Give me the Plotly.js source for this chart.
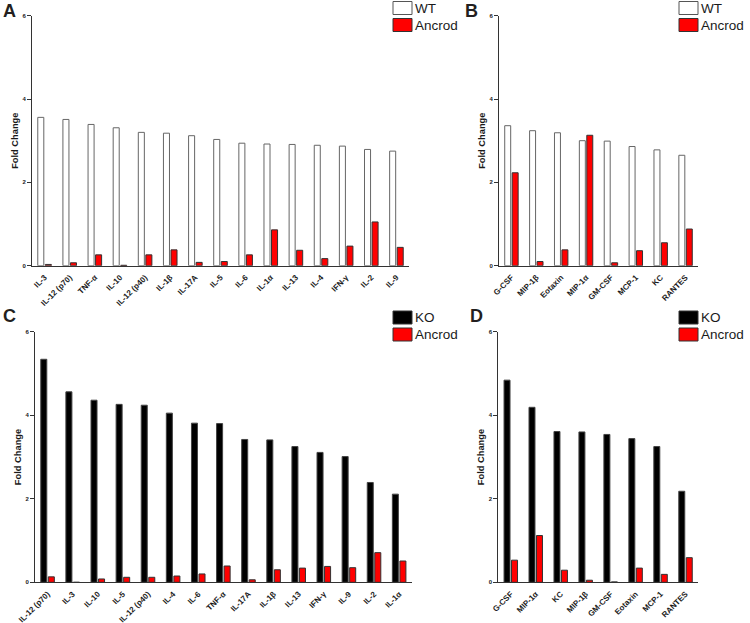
<!DOCTYPE html>
<html><head><meta charset="utf-8">
<script src="https://cdn.plot.ly/plotly-3.0.1.min.js"></script>
<style>html,body{margin:0;padding:0;background:#fff}#chart{width:750px;height:623px}</style>
</head><body><div id="chart"></div>
<script>
// Panel A: WT vs Ancrod (cytokines)
const catsA = ["IL-3","IL-12 (p70)","TNF-α","IL-10","IL-12 (p40)","IL-1β","IL-17A","IL-5","IL-6","IL-1α","IL-13","IL-4","IFN-γ","IL-2","IL-9"];
const wtA   = [3.56,3.51,3.39,3.31,3.20,3.18,3.12,3.03,2.94,2.92,2.91,2.89,2.87,2.79,2.75];
const ancA  = [0.03,0.07,0.26,0.01,0.26,0.38,0.08,0.10,0.26,0.86,0.37,0.17,0.47,1.05,0.44];
// Panel B: WT vs Ancrod (chemokines)
const catsB = ["G-CSF","MIP-1β","Eotaxin","MIP-1α","GM-CSF","MCP-1","KC","RANTES"];
const wtB   = [3.36,3.24,3.19,3.00,2.99,2.86,2.78,2.65];
const ancB  = [2.23,0.10,0.38,3.13,0.07,0.36,0.55,0.88];
// Panel C: KO vs Ancrod (cytokines)
const catsC = ["IL-12 (p70)","IL-3","IL-10","IL-5","IL-12 (p40)","IL-4","IL-6","TNF-α","IL-17A","IL-1β","IL-13","IFN-γ","IL-9","IL-2","IL-1α"];
const koC   = [5.34,4.56,4.36,4.26,4.24,4.05,3.81,3.80,3.42,3.41,3.25,3.11,3.01,2.39,2.11];
const ancC  = [0.13,0.00,0.08,0.12,0.12,0.15,0.20,0.39,0.06,0.30,0.34,0.38,0.35,0.71,0.51];
// Panel D: KO vs Ancrod (chemokines)
const catsD = ["G-CSF","MIP-1α","KC","MIP-1β","GM-CSF","Eotaxin","MCP-1","RANTES"];
const koD   = [4.84,4.19,3.61,3.60,3.54,3.44,3.25,2.18];
const ancD  = [0.53,1.12,0.29,0.05,0.01,0.34,0.19,0.59];
const yTicks = [0,2,4,6];
const panelLetters = ["A","B","C","D"];
const seriesWT = "WT", seriesKO = "KO", seriesAnc = "Ancrod";
const yTitle = "Fold Change";

const W = 750, H = 623;
const px = x => x / W, py = y => 1 - y / H;
const FONT = "Liberation Sans, Arial, sans-serif";
const INK = "#1a1a1a";

const RED = "#ff0000";
function bar(cats, vals, name, fill, line, xa, ya) {
  return {type:"bar", x:cats, y:vals, name:name, xaxis:xa, yaxis:ya, showlegend:false,
          marker:{color:fill, line:{color:line, width:1}}, hoverinfo:"x+y"};
}
const traces = [
  bar(catsA, wtA, seriesWT, "#ffffff", "#666666", "x", "y"),
  bar(catsA, ancA, seriesAnc, RED, "#333333", "x", "y"),
  bar(catsB, wtB, seriesWT, "#ffffff", "#666666", "x2", "y2"),
  bar(catsB, ancB, seriesAnc, RED, "#333333", "x2", "y2"),
  bar(catsC, koC, seriesKO, "#000000", "#444444", "x3", "y3"),
  bar(catsC, ancC, seriesAnc, RED, "#333333", "x3", "y3"),
  bar(catsD, koD, seriesKO, "#000000", "#444444", "x4", "y4"),
  bar(catsD, ancD, seriesAnc, RED, "#333333", "x4", "y4"),
];

function xax(dom, anchor, cats) {
  return {domain:dom, anchor:anchor, type:"category", categoryarray:cats, categoryorder:"array",
          showline:true, linecolor:"#333", linewidth:1, ticks:"", showgrid:false, zeroline:false,
          tickangle:-45, ticklabelstandoff:3, tickfont:{family:FONT, size:8, color:INK, weight:"bold"}, fixedrange:true};
}
function yax(dom, anchor) {
  return {domain:dom, anchor:anchor, range:[0,6], tickvals:yTicks, ticktext:yTicks.map(String),
          showline:true, linecolor:"#333", linewidth:1, ticks:"outside", ticklen:4, tickcolor:"#333",
          showgrid:false, zeroline:false, tickfont:{family:FONT, size:6, color:INK, weight:"bold"},
          title:{text:yTitle, font:{family:FONT, size:9.3, color:INK, weight:"bold"}, standoff:2},
          fixedrange:true};
}

const topDom = [py(265.7), py(15.7)];
const botDom = [py(582.3), py(331.7)];
const layout = {
  width:W, height:H, margin:{l:0,r:0,t:0,b:0}, paper_bgcolor:"#fff", plot_bgcolor:"rgba(0,0,0,0)",
  barmode:"group", bargap:0.4, bargroupgap:0.2, showlegend:false,
  font:{family:FONT, color:INK},
  xaxis: xax([px(32), px(409)], "y", catsA),
  yaxis: yax(topDom, "x"),
  xaxis2: xax([px(499), px(698)], "y2", catsB),
  yaxis2: yax(topDom, "x2"),
  xaxis3: xax([px(35), px(411.7)], "y3", catsC),
  yaxis3: yax(botDom, "x3"),
  xaxis4: xax([px(498.3), px(698)], "y4", catsD),
  yaxis4: yax(botDom, "x4"),
  shapes:[], annotations:[]
};

// panel letters
const letterPos = [[9,11],[471,11],[9,316],[476,316]];
panelLetters.forEach((L,i)=>{
  layout.annotations.push({text:L, xref:"paper", yref:"paper", x:px(letterPos[i][0]), y:py(letterPos[i][1]),
    showarrow:false, xanchor:"center", yanchor:"middle", font:{family:FONT, size:18, color:"#231f20", weight:"bold"}});
});

// legends
function legend(x0, y0, firstName, firstFill, firstLine) {
  const items = [[firstName, firstFill, firstLine, y0],[seriesAnc, RED, "#333333", y0+17]];
  items.forEach(([name, fill, line, y])=>{
    layout.shapes.push({type:"rect", xref:"paper", yref:"paper", x0:px(x0), x1:px(x0+19), y0:py(y+13), y1:py(y),
      fillcolor:fill, line:{color:line, width:1}});
    layout.annotations.push({text:name, xref:"paper", yref:"paper", x:px(x0+20), y:py(y+6.5), showarrow:false,
      xanchor:"left", yanchor:"middle", font:{family:FONT, size:13.5, color:INK}});
  });
}
legend(393, 1.5, seriesWT, "#ffffff", "#555555");
legend(679, 1.5, seriesWT, "#ffffff", "#555555");
legend(393, 311, seriesKO, "#000000", "#333333");
legend(679, 311, seriesKO, "#000000", "#333333");

Plotly.newPlot("chart", traces, layout, {staticPlot:true, displayModeBar:false});
</script></body></html>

(Work to be completed)
Tally up the lines holding the string "chart" in this listing, and report the total alone.

(Expected answer)
4